--- begin ---
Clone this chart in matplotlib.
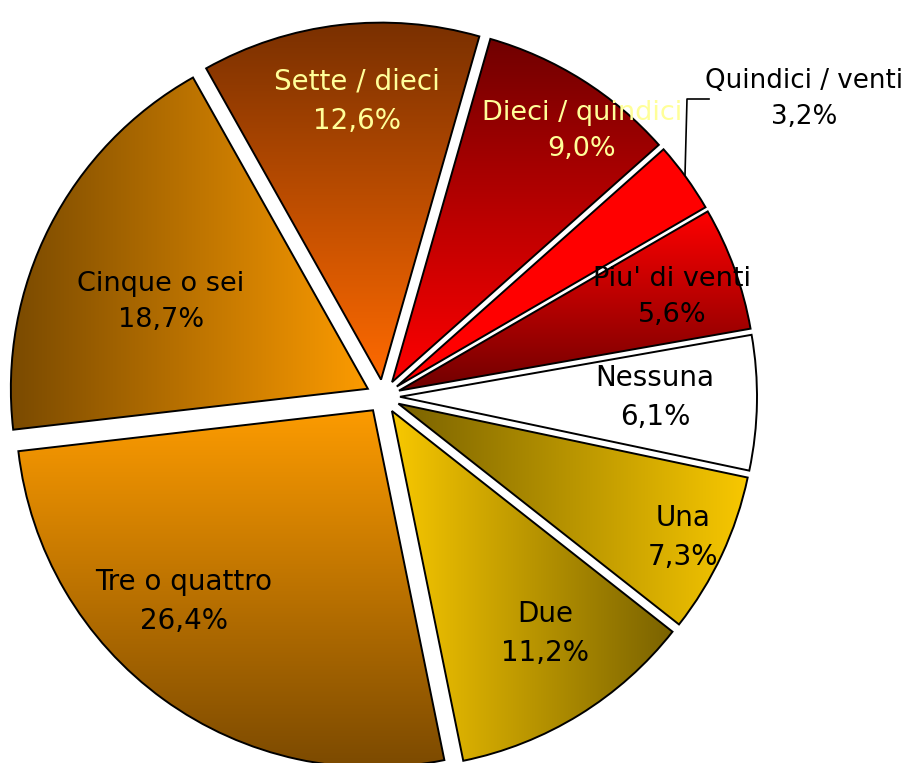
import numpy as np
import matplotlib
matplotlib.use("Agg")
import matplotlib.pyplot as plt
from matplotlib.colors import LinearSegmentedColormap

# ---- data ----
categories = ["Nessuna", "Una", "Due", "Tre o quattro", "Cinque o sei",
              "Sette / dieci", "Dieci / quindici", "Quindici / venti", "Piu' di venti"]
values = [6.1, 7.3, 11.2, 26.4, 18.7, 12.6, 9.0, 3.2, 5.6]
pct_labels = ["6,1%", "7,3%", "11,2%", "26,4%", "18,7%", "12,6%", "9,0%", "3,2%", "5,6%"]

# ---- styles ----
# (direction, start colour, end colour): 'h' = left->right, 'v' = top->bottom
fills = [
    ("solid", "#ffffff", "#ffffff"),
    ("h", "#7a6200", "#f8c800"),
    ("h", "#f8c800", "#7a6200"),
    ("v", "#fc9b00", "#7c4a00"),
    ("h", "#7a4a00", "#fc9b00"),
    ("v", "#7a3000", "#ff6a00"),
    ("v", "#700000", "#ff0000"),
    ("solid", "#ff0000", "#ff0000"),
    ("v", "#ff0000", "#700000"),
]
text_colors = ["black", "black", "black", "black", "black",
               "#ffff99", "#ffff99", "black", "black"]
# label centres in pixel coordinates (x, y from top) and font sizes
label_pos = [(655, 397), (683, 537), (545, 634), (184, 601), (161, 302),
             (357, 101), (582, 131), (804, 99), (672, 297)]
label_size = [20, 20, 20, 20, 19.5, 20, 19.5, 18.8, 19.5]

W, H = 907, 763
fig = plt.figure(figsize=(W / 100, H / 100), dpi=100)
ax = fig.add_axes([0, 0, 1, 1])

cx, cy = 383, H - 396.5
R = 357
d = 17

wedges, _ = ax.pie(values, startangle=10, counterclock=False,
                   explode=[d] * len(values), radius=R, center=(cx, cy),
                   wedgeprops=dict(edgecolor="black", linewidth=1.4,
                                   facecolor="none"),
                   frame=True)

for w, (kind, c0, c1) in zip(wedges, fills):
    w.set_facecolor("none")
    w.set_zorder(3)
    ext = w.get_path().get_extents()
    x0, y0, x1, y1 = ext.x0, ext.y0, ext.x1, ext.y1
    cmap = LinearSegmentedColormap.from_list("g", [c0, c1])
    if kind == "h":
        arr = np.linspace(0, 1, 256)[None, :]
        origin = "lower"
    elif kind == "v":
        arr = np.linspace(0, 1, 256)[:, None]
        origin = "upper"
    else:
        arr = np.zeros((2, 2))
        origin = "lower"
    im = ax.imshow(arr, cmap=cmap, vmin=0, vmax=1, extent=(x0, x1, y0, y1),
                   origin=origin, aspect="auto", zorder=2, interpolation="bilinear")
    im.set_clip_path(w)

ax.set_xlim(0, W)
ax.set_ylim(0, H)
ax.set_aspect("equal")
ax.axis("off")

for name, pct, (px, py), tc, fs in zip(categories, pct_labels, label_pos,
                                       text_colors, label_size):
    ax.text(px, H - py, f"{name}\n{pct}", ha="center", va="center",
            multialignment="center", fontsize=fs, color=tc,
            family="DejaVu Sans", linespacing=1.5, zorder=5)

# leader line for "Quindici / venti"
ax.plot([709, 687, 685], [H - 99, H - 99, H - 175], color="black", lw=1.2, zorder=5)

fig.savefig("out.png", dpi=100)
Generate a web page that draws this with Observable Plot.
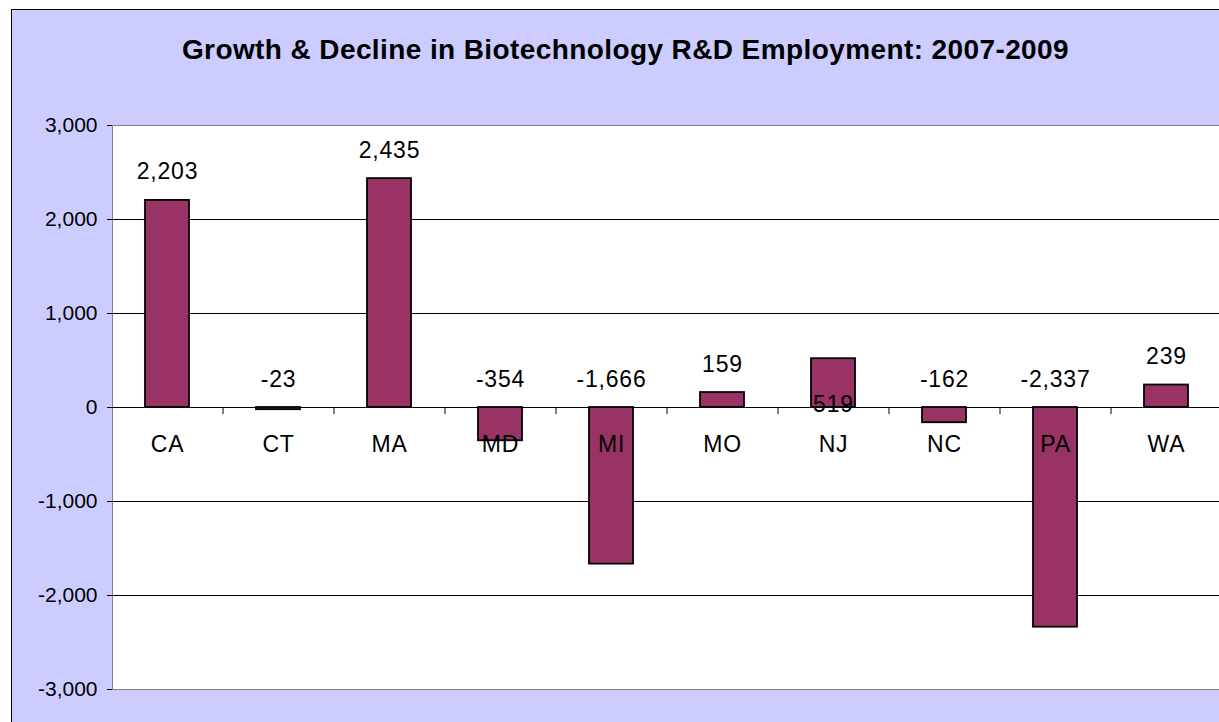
--- end ---
WORK TO COMPLETE: Write the entries above out in full, exactly, with no images.

THE RESPONSE:
Clone this chart in matplotlib.
import numpy as np
import matplotlib
matplotlib.use("Agg")
import matplotlib.pyplot as plt
from matplotlib.colors import LinearSegmentedColormap

# ---- data ----
categories = ["Nessuna", "Una", "Due", "Tre o quattro", "Cinque o sei",
              "Sette / dieci", "Dieci / quindici", "Quindici / venti", "Piu' di venti"]
values = [6.1, 7.3, 11.2, 26.4, 18.7, 12.6, 9.0, 3.2, 5.6]
pct_labels = ["6,1%", "7,3%", "11,2%", "26,4%", "18,7%", "12,6%", "9,0%", "3,2%", "5,6%"]

# ---- styles ----
# (direction, start colour, end colour): 'h' = left->right, 'v' = top->bottom
fills = [
    ("solid", "#ffffff", "#ffffff"),
    ("h", "#7a6200", "#f8c800"),
    ("h", "#f8c800", "#7a6200"),
    ("v", "#fc9b00", "#7c4a00"),
    ("h", "#7a4a00", "#fc9b00"),
    ("v", "#7a3000", "#ff6a00"),
    ("v", "#700000", "#ff0000"),
    ("solid", "#ff0000", "#ff0000"),
    ("v", "#ff0000", "#700000"),
]
text_colors = ["black", "black", "black", "black", "black",
               "#ffff99", "#ffff99", "black", "black"]
# label centres in pixel coordinates (x, y from top) and font sizes
label_pos = [(655, 397), (683, 537), (545, 634), (184, 601), (161, 302),
             (357, 101), (582, 131), (804, 99), (672, 297)]
label_size = [20, 20, 20, 20, 19.5, 20, 19.5, 18.8, 19.5]

W, H = 907, 763
fig = plt.figure(figsize=(W / 100, H / 100), dpi=100)
ax = fig.add_axes([0, 0, 1, 1])

cx, cy = 383, H - 396.5
R = 357
d = 17

wedges, _ = ax.pie(values, startangle=10, counterclock=False,
                   explode=[d] * len(values), radius=R, center=(cx, cy),
                   wedgeprops=dict(edgecolor="black", linewidth=1.4,
                                   facecolor="none"),
                   frame=True)

for w, (kind, c0, c1) in zip(wedges, fills):
    w.set_facecolor("none")
    w.set_zorder(3)
    ext = w.get_path().get_extents()
    x0, y0, x1, y1 = ext.x0, ext.y0, ext.x1, ext.y1
    cmap = LinearSegmentedColormap.from_list("g", [c0, c1])
    if kind == "h":
        arr = np.linspace(0, 1, 256)[None, :]
        origin = "lower"
    elif kind == "v":
        arr = np.linspace(0, 1, 256)[:, None]
        origin = "upper"
    else:
        arr = np.zeros((2, 2))
        origin = "lower"
    im = ax.imshow(arr, cmap=cmap, vmin=0, vmax=1, extent=(x0, x1, y0, y1),
                   origin=origin, aspect="auto", zorder=2, interpolation="bilinear")
    im.set_clip_path(w)

ax.set_xlim(0, W)
ax.set_ylim(0, H)
ax.set_aspect("equal")
ax.axis("off")

for name, pct, (px, py), tc, fs in zip(categories, pct_labels, label_pos,
                                       text_colors, label_size):
    ax.text(px, H - py, f"{name}\n{pct}", ha="center", va="center",
            multialignment="center", fontsize=fs, color=tc,
            family="DejaVu Sans", linespacing=1.5, zorder=5)

# leader line for "Quindici / venti"
ax.plot([709, 687, 685], [H - 99, H - 99, H - 175], color="black", lw=1.2, zorder=5)

fig.savefig("out.png", dpi=100)
Generate a web page that draws this with Observable Plot.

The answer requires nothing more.